Здесь не надо забывать, что Сократ к тому, что его так украшало в духовном порядке и что внушало особое почтение к нему со стороны не только Алкивиада как военного героя, присоединял еще полное бесстрашие, спокойную, непоколебимую храбрость и жертвенную – до смерти – товарищескую любовь. Конечно, нельзя было бы и Алкивиада упрекнуть в недостатке храбрости: трусость была ему совершенно незнакома. Но то была храбрость отчаянного мальчишки, храбрость на все готового сорви-головы, которому, что называется, «море по колено»… Совсем другое дело – храбрость и мужество, непоколебимая устойчивость в доброделании Сократа, ибо друзья его, сАлкивиадом в их числе, никогда не могли забыть, как он их вынес из боя, идя босиком по льду и снегу… Для него, распутного Алкивиада, все же жаждавшего высших озарений из иного мира и воистину прекрасных поступков, всего этого негде было искать, как только у сына Софрониска и Фанареты, который, и для него и для многих других из окружавшей его молодежи был более отца родного, тем более что настоящие отцы давно уже сбились с правого пути, совратились, развратились и шатались, словно пьяные, сами не зная ни правого пути, ни того, где им искать красоты, – ведь их самих, как «трупных и рвотных мух», тянуло на мерзость и гниль, а винили они в этом невинного и праведного Сократа, полного внутренней красоты, не говоря уже о том, что Сократ пил с возлюбленной молодежью – пил, но никогда не пьянел, и все дивились, никогда не видя его пьяным.

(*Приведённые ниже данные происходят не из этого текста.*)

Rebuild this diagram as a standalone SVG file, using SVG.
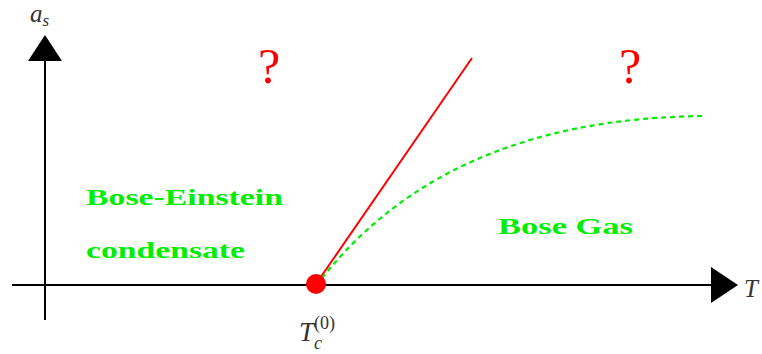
<svg xmlns="http://www.w3.org/2000/svg" width="762" height="354" viewBox="0 0 762 354">
<style>
.ax{stroke:#000;stroke-width:2;fill:none}
.lbl{font-family:"Liberation Serif",serif;font-style:italic;fill:#333}
.green{font-family:"Liberation Serif",serif;font-weight:bold;fill:#00ee00;font-size:24px}
.q{font-family:"Liberation Serif",serif;fill:#ff0000;font-size:50px}
</style>
<rect width="762" height="354" fill="#fff"/>
<g id="axes">
<line class="ax" x1="45" y1="320" x2="45" y2="60"/>
<polygon points="28,61 62,61 45,35" fill="#000"/>
<line class="ax" x1="12" y1="285" x2="712" y2="285"/>
<polygon points="711,267 711,303 738,285" fill="#000"/>
</g>
<g id="connectors">
<line x1="316" y1="284" x2="472" y2="58" stroke="#ff0000" stroke-width="2"/>
<path d="M322,278 C400,180 520,118 703,116" fill="none" stroke="#00ee00" stroke-width="2.2" stroke-dasharray="5,4"/>
</g>
<g id="tc-point">
<circle cx="316" cy="284" r="10" fill="#ff0000"/>
</g>
<g id="labels">
<text class="lbl" x="30" y="22" font-size="25">a<tspan font-size="17" dy="4">s</tspan></text>
<text class="lbl" x="744" y="297" font-size="25">T</text>
<text class="lbl" x="299" y="341" font-size="27">T<tspan font-size="18" dy="8">c</tspan><tspan font-style="normal" font-size="18" dx="-8" dy="-20">(0)</tspan></text>
<text class="q" x="258" y="83">?</text>
<text class="q" x="619" y="83">?</text>
<text class="green" x="86" y="205" textLength="197" lengthAdjust="spacingAndGlyphs">Bose-Einstein</text>
<text class="green" x="86" y="258" textLength="159" lengthAdjust="spacingAndGlyphs">condensate</text>
<text class="green" x="498" y="234" textLength="135" lengthAdjust="spacingAndGlyphs">Bose Gas</text>
</g>
</svg>
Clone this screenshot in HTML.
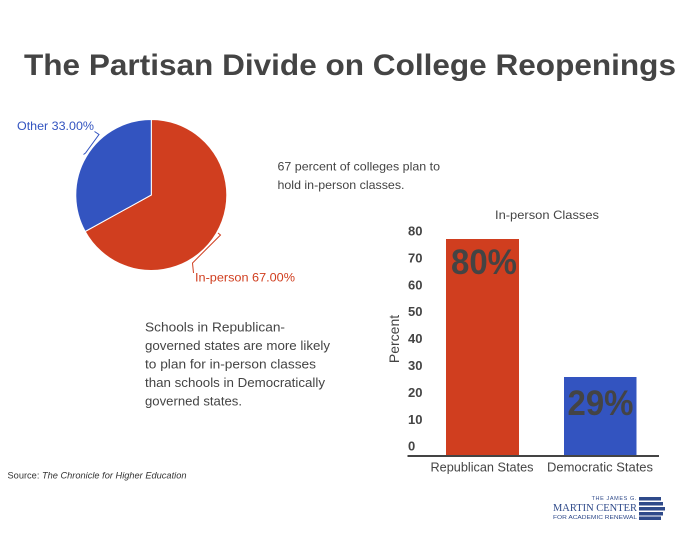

Впоследствии Церковь назвала это «духовным трезвением» – вершиной прекрасного духовного расположения. Это и есть согласно Платону истинно прекрасное, подлинное, где нет никакого подражания или снижения тематики или образов.
Совершенно естественно, что для такого прославителя видения подлинников и связанного с этим видением божественного безумия простое подражание или копия, а тем более подражание подражанию или копия копии и т. п. – такого рода «художества» не могли иметь ни разумного обоснования, ни разумного определения и назначения. Все то, что Платон говорит в знаменитой 10-й главе своей «Политии», есть острое, обоюдоострое оружие, направленное против всякого так наз. «реализма» или тем более «натурализма», словом, всего антитворческого, так сказать, «антимузыкального», «антисимволического», что снижает душу, а не возвышает ее. Остается только удивляться тому, как мало воспользовались этим оружием, выкованным Платоном в его заоблачной мастерской, для борьбы за символизм против всех видов низменного подражания… Впрочем, удивляться тут нечему. Символизм как школа, сам принцип «музыка прежде всего» возникли уже после того, как заглохли и замерли последние отзвуки классической музы и затерялись ее кастальские воды и ключи вместе с забвением суверенной красоты древних классических языков и умением читать на этих языках и усваивать по-настоящему оставленное ими наследство. Ко времени начала символизма и на Западе, и в России, – глубокая ночь варварства в виде социалистически-тоталитарных безвкусиц опускалась на землю и все удушала смрадной холодной вонью портянок героев Алексея Пашкова – Горького.